My local library recently launched a new book group dedicated to 'food literature!' This is, apparently, a hot topic, with discussion groups popping up in all the major cities. Goodreads lists 217 entries on its “Popular Food Literature Books” list, ranging from Julia Child’s My Life in France to Calvin Trillin’s The Tummy Trilogy. PBS has a series titled Food and Literature.
The first book selected for discussion was Blood, Bones & Butter, a memoir by Gabrielle Hamilton, who runs Prune restaurant on East 1st St. in New York. The library expected 4 to 5 participants; 25 showed up.
As a food enthusiast and aspiring writer of food-centric mysteries, I wanted to love this book. I didn’t. Disclaimer: this is my personal opinion, others in the group disagreed with me. Vehemently. Basically, we were all looking for something different from this book: food references, a good story, a stirring memoir, whatever.
Hamilton has a MFA in writing and the structure is good and the language interesting if sometimes excessive, almost as if she were being paid by the word. My biggest problem was that I simply didn’t like Hamilton as a person, and halfway through the book I’d lost interest in her and anything she had to say. Compounding that, the food theme was not strong enough to hold my interest. The book was provocative, but not evocative.
All of which begs the question: Which is more meaningful: a novel centered around a food theme or a food-centric passage in a great literary novel?

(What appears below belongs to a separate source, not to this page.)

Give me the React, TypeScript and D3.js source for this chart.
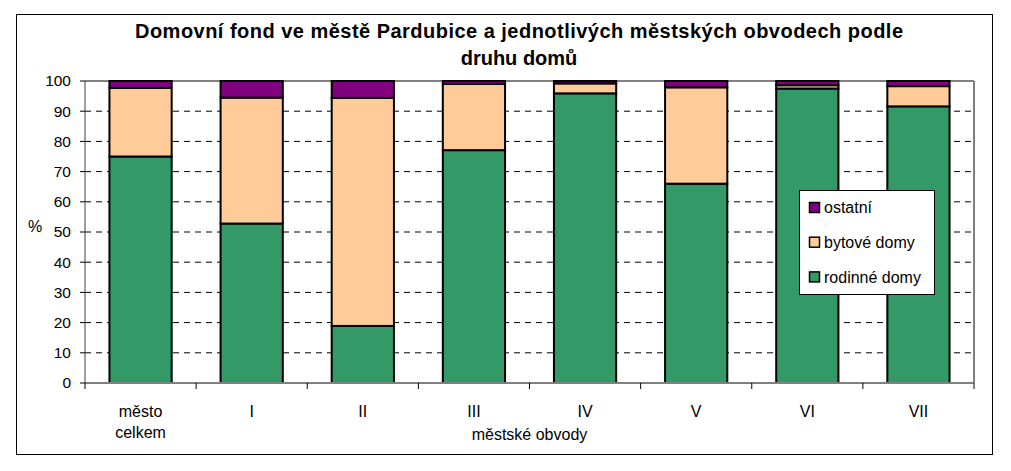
import React from "react";
import * as d3 from "d3";

const categories = ["město\ncelkem", "I", "II", "III", "IV", "V", "VI", "VII"];
const rodinneDomy = [75.0, 52.8, 18.9, 77.1, 95.9, 66.0, 97.5, 91.6];
const bytoveDomy = [22.7, 41.7, 75.5, 21.9, 3.3, 31.9, 1.1, 6.7];
const ostatni = [2.3, 5.5, 5.6, 1.0, 0.8, 2.1, 1.4, 1.7];
const yTicks = [0, 10, 20, 30, 40, 50, 60, 70, 80, 90, 100];

const seriesNames = ["rodinné domy", "bytové domy", "ostatní"];
const seriesColors = ["#339966", "#FFCC99", "#800080"];
const titleLines = [
  "Domovní fond ve městě Pardubice a jednotlivých městských obvodech podle",
  "druhu domů",
];
const xTitle = "městské obvody";
const yTitle = "%";

const W = 1011;
const H = 471;
const plot = { left: 85, right: 974, top: 81, bottom: 383 };
const FONT = "Arial, 'Liberation Sans', Helvetica, sans-serif";

export default function App() {
  const x = d3
    .scaleBand<number>()
    .domain(d3.range(categories.length))
    .range([plot.left, plot.right])
    .paddingInner(0.44)
    .paddingOuter(0.22);
  const y = d3.scaleLinear().domain([0, 100]).range([plot.bottom, plot.top]);

  const rows = categories.map((c, i) => ({
    i,
    r: rodinneDomy[i],
    b: bytoveDomy[i],
    o: ostatni[i],
  }));
  const stack = d3.stack<any>().keys(["r", "b", "o"]);
  const stacked = stack(rows);

  const step = x.step();
  const boundaries = d3.range(categories.length + 1).map(
    (k) => plot.left + k * step
  );

  return (
    <svg
      width={W}
      height={H}
      style={{ position: "absolute", left: 0, top: 0, background: "#fff" }}
      fontFamily={FONT}
    >
      <rect x={0} y={0} width={W} height={H} fill="#fff" />
      <rect x={16.5} y={14.5} width={976} height={440} fill="#fff" stroke="#000" strokeWidth={1} />
      <text x={519} y={38} textAnchor="middle" fontSize={20} fontWeight="bold" fill="#000"
        textLength={768} lengthAdjust="spacing">
        {titleLines[0]}
      </text>
      <text x={519} y={65} textAnchor="middle" fontSize={20} fontWeight="bold" fill="#000">
        {titleLines[1]}
      </text>

      {/* gridlines */}
      {yTicks
        .filter((v) => v > 0 && v < 100)
        .map((v) => (
          <line
            key={v}
            x1={plot.left}
            x2={plot.right}
            y1={y(v)}
            y2={y(v)}
            stroke="#000"
            strokeWidth={1}
            strokeDasharray="6,5"
          />
        ))}

      {/* plot frame (gray) */}
      <line x1={plot.left} x2={plot.right} y1={plot.top} y2={plot.top} stroke="#808080" strokeWidth={2} />
      <line x1={plot.right} x2={plot.right} y1={plot.top} y2={plot.bottom} stroke="#808080" strokeWidth={2} />

      {/* bars */}
      {stacked.map((layer, si) => (
        <g key={si}>
          {layer.map((d, ci) => (
            <rect
              key={ci}
              x={x(ci)!}
              y={y(d[1])}
              width={x.bandwidth()}
              height={y(d[0]) - y(d[1])}
              fill={seriesColors[si]}
              stroke="#000"
              strokeWidth={2}
            />
          ))}
        </g>
      ))}

      {/* axes */}
      <line x1={plot.left} x2={plot.right} y1={plot.bottom} y2={plot.bottom} stroke="#808080" strokeWidth={2} />
      <line x1={plot.left} x2={plot.left} y1={plot.top} y2={plot.bottom} stroke="#404040" strokeWidth={1} />
      {yTicks.map((v) => (
        <g key={v}>
          <line x1={plot.left - 5} x2={plot.left} y1={y(v)} y2={y(v)} stroke="#000" strokeWidth={1} />
          <text
            x={plot.left - 14}
            y={y(v)}
            dy="0.35em"
            textAnchor="end"
            fontSize={15.5}
            fill="#000"
          >
            {v}
          </text>
        </g>
      ))}
      {boundaries.map((bx, k) => (
        <line key={k} x1={bx} x2={bx} y1={plot.bottom} y2={plot.bottom + 6} stroke="#000" strokeWidth={1} />
      ))}
      {categories.map((c, i) => (
        <text
          key={i}
          x={x(i)! + x.bandwidth() / 2}
          y={417}
          textAnchor="middle"
          fontSize={16}
          fill="#000"
        >
          {c.split("\n").map((line, li) => (
            <tspan key={li} x={x(i)! + x.bandwidth() / 2} dy={li === 0 ? 0 : 21}>
              {line}
            </tspan>
          ))}
        </text>
      ))}
      <text x={(plot.left + plot.right) / 2} y={440} textAnchor="middle" fontSize={16} fill="#000">
        {xTitle}
      </text>
      <text x={35} y={232} textAnchor="middle" fontSize={16} fill="#000">
        {yTitle}
      </text>

      {/* legend */}
      <rect x={799.5} y={190.5} width={135} height={104} fill="#fff" stroke="#000" strokeWidth={1} />
      {[2, 1, 0].map((si, k) => (
        <g key={si}>
          <rect
            x={809.5}
            y={202.5 + k * 34.7}
            width={10}
            height={10}
            fill={seriesColors[si]}
            stroke="#000"
            strokeWidth={1.5}
          />
          <text x={824} y={207.7 + k * 34.7} dy="0.35em" fontSize={16} fill="#000">
            {seriesNames[si]}
          </text>
        </g>
      ))}
    </svg>
  );
}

I don’t have the answer. I’ve read many of the books on Goodreads’ list:Babette’s Feast, The Guernsey Literary and Potato Peel Society, My Life in France, A Moveable Feast, Kitchen Confidential, Cooking with Fernat Branca, Alice in Wonderland, etc. All very different, yet all accepted as part of the food literature genre.
So what’s your preference: Food as a theme or subtext?